**JOB**
Every line below should be copied exactly; drop the pictures.

**GIVEN DATA**
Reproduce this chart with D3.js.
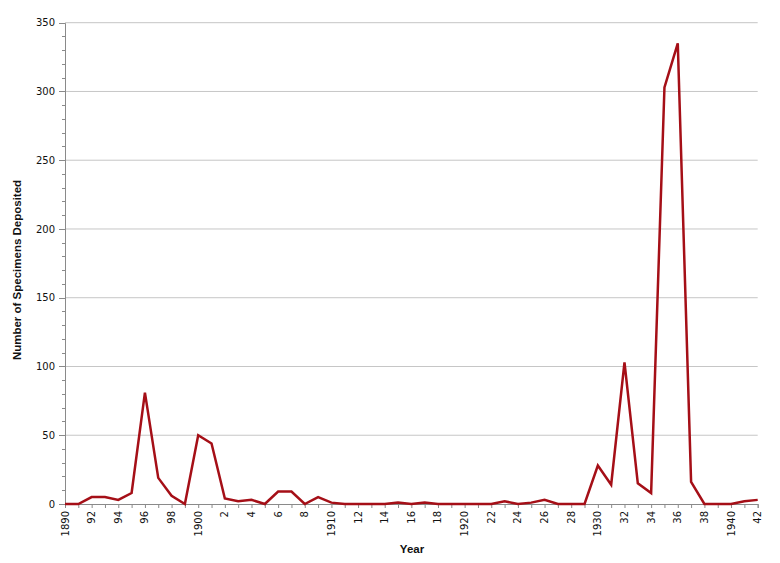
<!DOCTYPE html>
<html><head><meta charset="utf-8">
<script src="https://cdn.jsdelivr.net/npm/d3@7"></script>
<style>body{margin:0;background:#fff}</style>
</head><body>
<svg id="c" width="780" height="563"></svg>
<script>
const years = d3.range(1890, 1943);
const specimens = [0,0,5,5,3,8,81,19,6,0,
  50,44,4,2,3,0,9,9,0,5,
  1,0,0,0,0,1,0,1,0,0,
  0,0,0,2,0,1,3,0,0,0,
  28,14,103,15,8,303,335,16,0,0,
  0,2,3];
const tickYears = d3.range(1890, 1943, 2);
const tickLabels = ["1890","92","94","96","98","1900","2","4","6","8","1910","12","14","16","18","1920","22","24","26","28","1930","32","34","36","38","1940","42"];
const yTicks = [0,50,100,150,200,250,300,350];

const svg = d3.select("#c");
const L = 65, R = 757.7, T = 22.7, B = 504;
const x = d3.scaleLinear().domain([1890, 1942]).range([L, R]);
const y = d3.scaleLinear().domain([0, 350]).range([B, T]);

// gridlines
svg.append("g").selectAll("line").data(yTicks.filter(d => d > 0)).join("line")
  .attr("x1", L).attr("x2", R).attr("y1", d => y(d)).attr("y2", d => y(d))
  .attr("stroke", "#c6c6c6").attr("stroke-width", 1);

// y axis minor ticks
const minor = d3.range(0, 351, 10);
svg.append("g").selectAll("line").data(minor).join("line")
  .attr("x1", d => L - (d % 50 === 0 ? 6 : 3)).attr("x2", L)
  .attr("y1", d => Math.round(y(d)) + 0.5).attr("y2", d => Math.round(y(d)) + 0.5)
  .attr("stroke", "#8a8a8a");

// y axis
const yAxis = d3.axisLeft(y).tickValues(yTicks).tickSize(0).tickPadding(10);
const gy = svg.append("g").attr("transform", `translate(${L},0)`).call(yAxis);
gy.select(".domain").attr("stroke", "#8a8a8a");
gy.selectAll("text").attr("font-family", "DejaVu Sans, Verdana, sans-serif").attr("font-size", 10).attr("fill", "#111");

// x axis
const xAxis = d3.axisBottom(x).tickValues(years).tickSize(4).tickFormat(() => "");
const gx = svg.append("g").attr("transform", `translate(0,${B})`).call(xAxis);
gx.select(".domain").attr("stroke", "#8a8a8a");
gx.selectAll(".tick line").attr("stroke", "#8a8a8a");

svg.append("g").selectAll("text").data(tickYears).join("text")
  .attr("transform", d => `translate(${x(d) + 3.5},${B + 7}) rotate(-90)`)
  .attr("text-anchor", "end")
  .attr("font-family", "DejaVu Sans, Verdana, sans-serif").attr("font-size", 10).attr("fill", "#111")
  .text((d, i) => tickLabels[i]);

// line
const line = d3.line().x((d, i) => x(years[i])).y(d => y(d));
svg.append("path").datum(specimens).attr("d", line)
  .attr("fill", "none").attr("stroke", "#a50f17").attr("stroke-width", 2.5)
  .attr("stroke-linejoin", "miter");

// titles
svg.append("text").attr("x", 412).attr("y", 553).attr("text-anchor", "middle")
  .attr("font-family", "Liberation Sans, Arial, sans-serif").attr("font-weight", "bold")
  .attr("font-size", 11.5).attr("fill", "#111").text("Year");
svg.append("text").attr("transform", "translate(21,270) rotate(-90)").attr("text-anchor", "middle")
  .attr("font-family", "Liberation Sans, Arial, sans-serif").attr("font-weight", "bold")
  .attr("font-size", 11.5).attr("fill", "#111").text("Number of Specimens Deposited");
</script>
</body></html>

**SOLUTION TO THIS TASK**
Reproduce this chart with D3.js.
<!DOCTYPE html>
<html><head><meta charset="utf-8">
<script src="https://cdn.jsdelivr.net/npm/d3@7"></script>
<style>body{margin:0;background:#fff}</style>
</head><body>
<svg id="c" width="780" height="563"></svg>
<script>
const years = d3.range(1890, 1943);
const specimens = [0,0,5,5,3,8,81,19,6,0,
  50,44,4,2,3,0,9,9,0,5,
  1,0,0,0,0,1,0,1,0,0,
  0,0,0,2,0,1,3,0,0,0,
  28,14,103,15,8,303,335,16,0,0,
  0,2,3];
const tickYears = d3.range(1890, 1943, 2);
const tickLabels = ["1890","92","94","96","98","1900","2","4","6","8","1910","12","14","16","18","1920","22","24","26","28","1930","32","34","36","38","1940","42"];
const yTicks = [0,50,100,150,200,250,300,350];

const svg = d3.select("#c");
const L = 65, R = 757.7, T = 22.7, B = 504;
const x = d3.scaleLinear().domain([1890, 1942]).range([L, R]);
const y = d3.scaleLinear().domain([0, 350]).range([B, T]);

// gridlines
svg.append("g").selectAll("line").data(yTicks.filter(d => d > 0)).join("line")
  .attr("x1", L).attr("x2", R).attr("y1", d => y(d)).attr("y2", d => y(d))
  .attr("stroke", "#c6c6c6").attr("stroke-width", 1);

// y axis minor ticks
const minor = d3.range(0, 351, 10);
svg.append("g").selectAll("line").data(minor).join("line")
  .attr("x1", d => L - (d % 50 === 0 ? 6 : 3)).attr("x2", L)
  .attr("y1", d => Math.round(y(d)) + 0.5).attr("y2", d => Math.round(y(d)) + 0.5)
  .attr("stroke", "#8a8a8a");

// y axis
const yAxis = d3.axisLeft(y).tickValues(yTicks).tickSize(0).tickPadding(10);
const gy = svg.append("g").attr("transform", `translate(${L},0)`).call(yAxis);
gy.select(".domain").attr("stroke", "#8a8a8a");
gy.selectAll("text").attr("font-family", "DejaVu Sans, Verdana, sans-serif").attr("font-size", 10).attr("fill", "#111");

// x axis
const xAxis = d3.axisBottom(x).tickValues(years).tickSize(4).tickFormat(() => "");
const gx = svg.append("g").attr("transform", `translate(0,${B})`).call(xAxis);
gx.select(".domain").attr("stroke", "#8a8a8a");
gx.selectAll(".tick line").attr("stroke", "#8a8a8a");

svg.append("g").selectAll("text").data(tickYears).join("text")
  .attr("transform", d => `translate(${x(d) + 3.5},${B + 7}) rotate(-90)`)
  .attr("text-anchor", "end")
  .attr("font-family", "DejaVu Sans, Verdana, sans-serif").attr("font-size", 10).attr("fill", "#111")
  .text((d, i) => tickLabels[i]);

// line
const line = d3.line().x((d, i) => x(years[i])).y(d => y(d));
svg.append("path").datum(specimens).attr("d", line)
  .attr("fill", "none").attr("stroke", "#a50f17").attr("stroke-width", 2.5)
  .attr("stroke-linejoin", "miter");

// titles
svg.append("text").attr("x", 412).attr("y", 553).attr("text-anchor", "middle")
  .attr("font-family", "Liberation Sans, Arial, sans-serif").attr("font-weight", "bold")
  .attr("font-size", 11.5).attr("fill", "#111").text("Year");
svg.append("text").attr("transform", "translate(21,270) rotate(-90)").attr("text-anchor", "middle")
  .attr("font-family", "Liberation Sans, Arial, sans-serif").attr("font-weight", "bold")
  .attr("font-size", 11.5).attr("fill", "#111").text("Number of Specimens Deposited");
</script>
</body></html>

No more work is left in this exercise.